[Source code of charts]
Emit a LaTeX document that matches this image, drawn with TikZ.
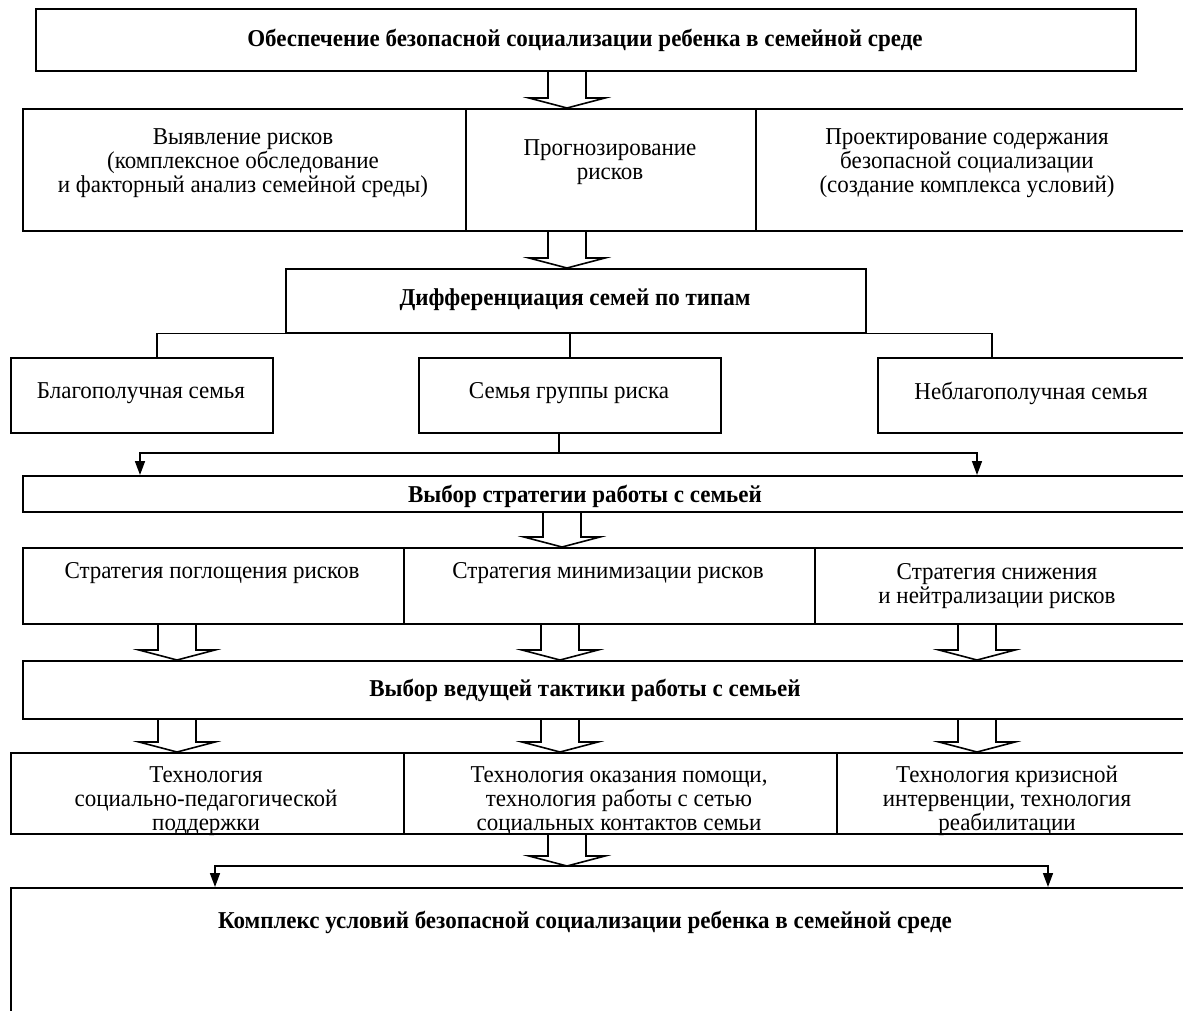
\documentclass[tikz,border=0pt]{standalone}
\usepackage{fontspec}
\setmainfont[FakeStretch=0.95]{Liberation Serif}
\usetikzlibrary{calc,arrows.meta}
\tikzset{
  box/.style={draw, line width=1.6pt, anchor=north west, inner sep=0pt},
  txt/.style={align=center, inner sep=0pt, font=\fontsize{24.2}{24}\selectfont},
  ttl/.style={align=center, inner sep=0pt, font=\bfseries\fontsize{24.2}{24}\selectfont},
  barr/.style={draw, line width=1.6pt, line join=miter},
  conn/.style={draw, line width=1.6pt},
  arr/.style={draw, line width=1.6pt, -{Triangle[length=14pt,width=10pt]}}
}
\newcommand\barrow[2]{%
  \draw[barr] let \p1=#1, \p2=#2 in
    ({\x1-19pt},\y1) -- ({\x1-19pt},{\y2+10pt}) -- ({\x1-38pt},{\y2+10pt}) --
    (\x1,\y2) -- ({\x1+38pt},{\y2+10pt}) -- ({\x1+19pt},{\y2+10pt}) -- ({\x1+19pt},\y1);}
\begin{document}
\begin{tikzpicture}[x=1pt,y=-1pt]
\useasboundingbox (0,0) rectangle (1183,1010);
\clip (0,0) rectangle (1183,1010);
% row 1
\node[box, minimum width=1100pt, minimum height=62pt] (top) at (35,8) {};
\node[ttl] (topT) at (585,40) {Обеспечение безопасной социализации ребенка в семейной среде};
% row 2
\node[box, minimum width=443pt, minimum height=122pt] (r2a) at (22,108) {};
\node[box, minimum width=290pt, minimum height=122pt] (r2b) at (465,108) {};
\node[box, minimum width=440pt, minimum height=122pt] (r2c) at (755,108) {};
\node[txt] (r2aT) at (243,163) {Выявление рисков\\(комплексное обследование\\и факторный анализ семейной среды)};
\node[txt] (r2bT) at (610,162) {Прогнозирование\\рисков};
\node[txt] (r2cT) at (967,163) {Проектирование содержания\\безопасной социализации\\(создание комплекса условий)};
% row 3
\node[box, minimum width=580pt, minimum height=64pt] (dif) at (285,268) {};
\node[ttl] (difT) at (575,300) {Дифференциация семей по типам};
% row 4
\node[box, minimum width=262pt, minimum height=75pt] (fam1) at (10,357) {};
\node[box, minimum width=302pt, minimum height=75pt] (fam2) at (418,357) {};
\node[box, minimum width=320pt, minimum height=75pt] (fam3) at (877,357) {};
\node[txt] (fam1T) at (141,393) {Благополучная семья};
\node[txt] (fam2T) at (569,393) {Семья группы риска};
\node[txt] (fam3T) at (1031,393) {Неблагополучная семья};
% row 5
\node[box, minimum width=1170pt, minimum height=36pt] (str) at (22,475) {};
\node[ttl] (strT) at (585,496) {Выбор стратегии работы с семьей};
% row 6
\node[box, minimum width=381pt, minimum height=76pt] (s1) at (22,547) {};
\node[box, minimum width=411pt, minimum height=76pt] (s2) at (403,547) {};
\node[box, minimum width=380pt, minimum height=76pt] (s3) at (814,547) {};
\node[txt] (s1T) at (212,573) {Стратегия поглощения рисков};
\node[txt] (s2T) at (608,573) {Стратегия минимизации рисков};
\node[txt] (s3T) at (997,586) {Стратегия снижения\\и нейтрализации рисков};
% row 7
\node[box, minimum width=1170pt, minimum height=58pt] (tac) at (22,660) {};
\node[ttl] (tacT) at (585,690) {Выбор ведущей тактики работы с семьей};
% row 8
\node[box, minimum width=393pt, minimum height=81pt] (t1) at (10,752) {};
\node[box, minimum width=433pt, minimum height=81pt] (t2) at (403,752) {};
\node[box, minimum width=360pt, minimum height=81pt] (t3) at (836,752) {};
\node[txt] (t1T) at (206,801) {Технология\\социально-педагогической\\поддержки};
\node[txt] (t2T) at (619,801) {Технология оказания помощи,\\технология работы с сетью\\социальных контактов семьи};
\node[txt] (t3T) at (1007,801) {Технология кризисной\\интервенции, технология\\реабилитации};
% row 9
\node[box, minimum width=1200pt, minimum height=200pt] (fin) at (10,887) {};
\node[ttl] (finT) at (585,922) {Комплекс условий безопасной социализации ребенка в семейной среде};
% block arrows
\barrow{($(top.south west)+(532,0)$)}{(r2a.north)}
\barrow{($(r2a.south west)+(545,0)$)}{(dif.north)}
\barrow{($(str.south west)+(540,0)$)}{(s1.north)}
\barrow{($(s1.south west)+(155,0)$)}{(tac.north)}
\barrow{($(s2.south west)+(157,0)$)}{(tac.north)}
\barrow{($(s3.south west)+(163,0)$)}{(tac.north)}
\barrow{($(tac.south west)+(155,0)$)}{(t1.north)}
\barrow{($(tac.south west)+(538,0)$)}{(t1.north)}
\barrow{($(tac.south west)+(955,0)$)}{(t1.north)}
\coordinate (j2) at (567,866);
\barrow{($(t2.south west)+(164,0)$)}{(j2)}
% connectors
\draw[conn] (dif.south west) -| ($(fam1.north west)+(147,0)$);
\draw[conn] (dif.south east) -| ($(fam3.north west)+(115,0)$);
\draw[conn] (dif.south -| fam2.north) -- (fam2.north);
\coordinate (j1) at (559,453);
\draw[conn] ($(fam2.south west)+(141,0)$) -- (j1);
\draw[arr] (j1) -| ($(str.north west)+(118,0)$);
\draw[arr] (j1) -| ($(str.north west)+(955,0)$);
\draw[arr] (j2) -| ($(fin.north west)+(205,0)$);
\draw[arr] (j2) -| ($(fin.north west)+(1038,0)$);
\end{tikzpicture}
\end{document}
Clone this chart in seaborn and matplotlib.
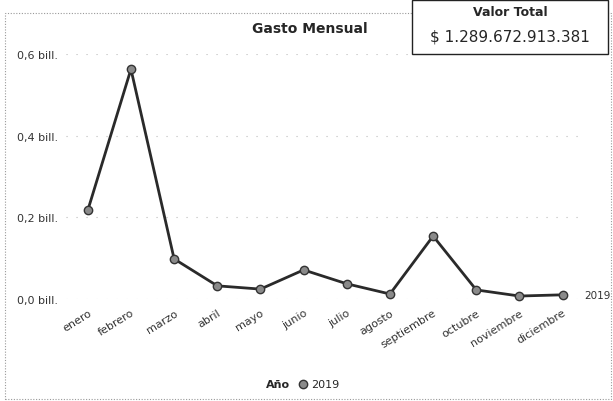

What needs to be done:
Pictures are not part of the copy; output everything else in the records exactly.

Exercise answer:
Emit a LaTeX document that matches this image, drawn with TikZ.
\documentclass[tikz,border=0pt]{standalone}
\usepackage{fontspec}
\setmainfont[FakeStretch=0.95]{Liberation Serif}
\usetikzlibrary{calc,arrows.meta}
\tikzset{
  box/.style={draw, line width=1.6pt, anchor=north west, inner sep=0pt},
  txt/.style={align=center, inner sep=0pt, font=\fontsize{24.2}{24}\selectfont},
  ttl/.style={align=center, inner sep=0pt, font=\bfseries\fontsize{24.2}{24}\selectfont},
  barr/.style={draw, line width=1.6pt, line join=miter},
  conn/.style={draw, line width=1.6pt},
  arr/.style={draw, line width=1.6pt, -{Triangle[length=14pt,width=10pt]}}
}
\newcommand\barrow[2]{%
  \draw[barr] let \p1=#1, \p2=#2 in
    ({\x1-19pt},\y1) -- ({\x1-19pt},{\y2+10pt}) -- ({\x1-38pt},{\y2+10pt}) --
    (\x1,\y2) -- ({\x1+38pt},{\y2+10pt}) -- ({\x1+19pt},{\y2+10pt}) -- ({\x1+19pt},\y1);}
\begin{document}
\begin{tikzpicture}[x=1pt,y=-1pt]
\useasboundingbox (0,0) rectangle (1183,1010);
\clip (0,0) rectangle (1183,1010);
% row 1
\node[box, minimum width=1100pt, minimum height=62pt] (top) at (35,8) {};
\node[ttl] (topT) at (585,40) {Обеспечение безопасной социализации ребенка в семейной среде};
% row 2
\node[box, minimum width=443pt, minimum height=122pt] (r2a) at (22,108) {};
\node[box, minimum width=290pt, minimum height=122pt] (r2b) at (465,108) {};
\node[box, minimum width=440pt, minimum height=122pt] (r2c) at (755,108) {};
\node[txt] (r2aT) at (243,163) {Выявление рисков\\(комплексное обследование\\и факторный анализ семейной среды)};
\node[txt] (r2bT) at (610,162) {Прогнозирование\\рисков};
\node[txt] (r2cT) at (967,163) {Проектирование содержания\\безопасной социализации\\(создание комплекса условий)};
% row 3
\node[box, minimum width=580pt, minimum height=64pt] (dif) at (285,268) {};
\node[ttl] (difT) at (575,300) {Дифференциация семей по типам};
% row 4
\node[box, minimum width=262pt, minimum height=75pt] (fam1) at (10,357) {};
\node[box, minimum width=302pt, minimum height=75pt] (fam2) at (418,357) {};
\node[box, minimum width=320pt, minimum height=75pt] (fam3) at (877,357) {};
\node[txt] (fam1T) at (141,393) {Благополучная семья};
\node[txt] (fam2T) at (569,393) {Семья группы риска};
\node[txt] (fam3T) at (1031,393) {Неблагополучная семья};
% row 5
\node[box, minimum width=1170pt, minimum height=36pt] (str) at (22,475) {};
\node[ttl] (strT) at (585,496) {Выбор стратегии работы с семьей};
% row 6
\node[box, minimum width=381pt, minimum height=76pt] (s1) at (22,547) {};
\node[box, minimum width=411pt, minimum height=76pt] (s2) at (403,547) {};
\node[box, minimum width=380pt, minimum height=76pt] (s3) at (814,547) {};
\node[txt] (s1T) at (212,573) {Стратегия поглощения рисков};
\node[txt] (s2T) at (608,573) {Стратегия минимизации рисков};
\node[txt] (s3T) at (997,586) {Стратегия снижения\\и нейтрализации рисков};
% row 7
\node[box, minimum width=1170pt, minimum height=58pt] (tac) at (22,660) {};
\node[ttl] (tacT) at (585,690) {Выбор ведущей тактики работы с семьей};
% row 8
\node[box, minimum width=393pt, minimum height=81pt] (t1) at (10,752) {};
\node[box, minimum width=433pt, minimum height=81pt] (t2) at (403,752) {};
\node[box, minimum width=360pt, minimum height=81pt] (t3) at (836,752) {};
\node[txt] (t1T) at (206,801) {Технология\\социально-педагогической\\поддержки};
\node[txt] (t2T) at (619,801) {Технология оказания помощи,\\технология работы с сетью\\социальных контактов семьи};
\node[txt] (t3T) at (1007,801) {Технология кризисной\\интервенции, технология\\реабилитации};
% row 9
\node[box, minimum width=1200pt, minimum height=200pt] (fin) at (10,887) {};
\node[ttl] (finT) at (585,922) {Комплекс условий безопасной социализации ребенка в семейной среде};
% block arrows
\barrow{($(top.south west)+(532,0)$)}{(r2a.north)}
\barrow{($(r2a.south west)+(545,0)$)}{(dif.north)}
\barrow{($(str.south west)+(540,0)$)}{(s1.north)}
\barrow{($(s1.south west)+(155,0)$)}{(tac.north)}
\barrow{($(s2.south west)+(157,0)$)}{(tac.north)}
\barrow{($(s3.south west)+(163,0)$)}{(tac.north)}
\barrow{($(tac.south west)+(155,0)$)}{(t1.north)}
\barrow{($(tac.south west)+(538,0)$)}{(t1.north)}
\barrow{($(tac.south west)+(955,0)$)}{(t1.north)}
\coordinate (j2) at (567,866);
\barrow{($(t2.south west)+(164,0)$)}{(j2)}
% connectors
\draw[conn] (dif.south west) -| ($(fam1.north west)+(147,0)$);
\draw[conn] (dif.south east) -| ($(fam3.north west)+(115,0)$);
\draw[conn] (dif.south -| fam2.north) -- (fam2.north);
\coordinate (j1) at (559,453);
\draw[conn] ($(fam2.south west)+(141,0)$) -- (j1);
\draw[arr] (j1) -| ($(str.north west)+(118,0)$);
\draw[arr] (j1) -| ($(str.north west)+(955,0)$);
\draw[arr] (j2) -| ($(fin.north west)+(205,0)$);
\draw[arr] (j2) -| ($(fin.north west)+(1038,0)$);
\end{tikzpicture}
\end{document}
Clone this chart in seaborn and matplotlib.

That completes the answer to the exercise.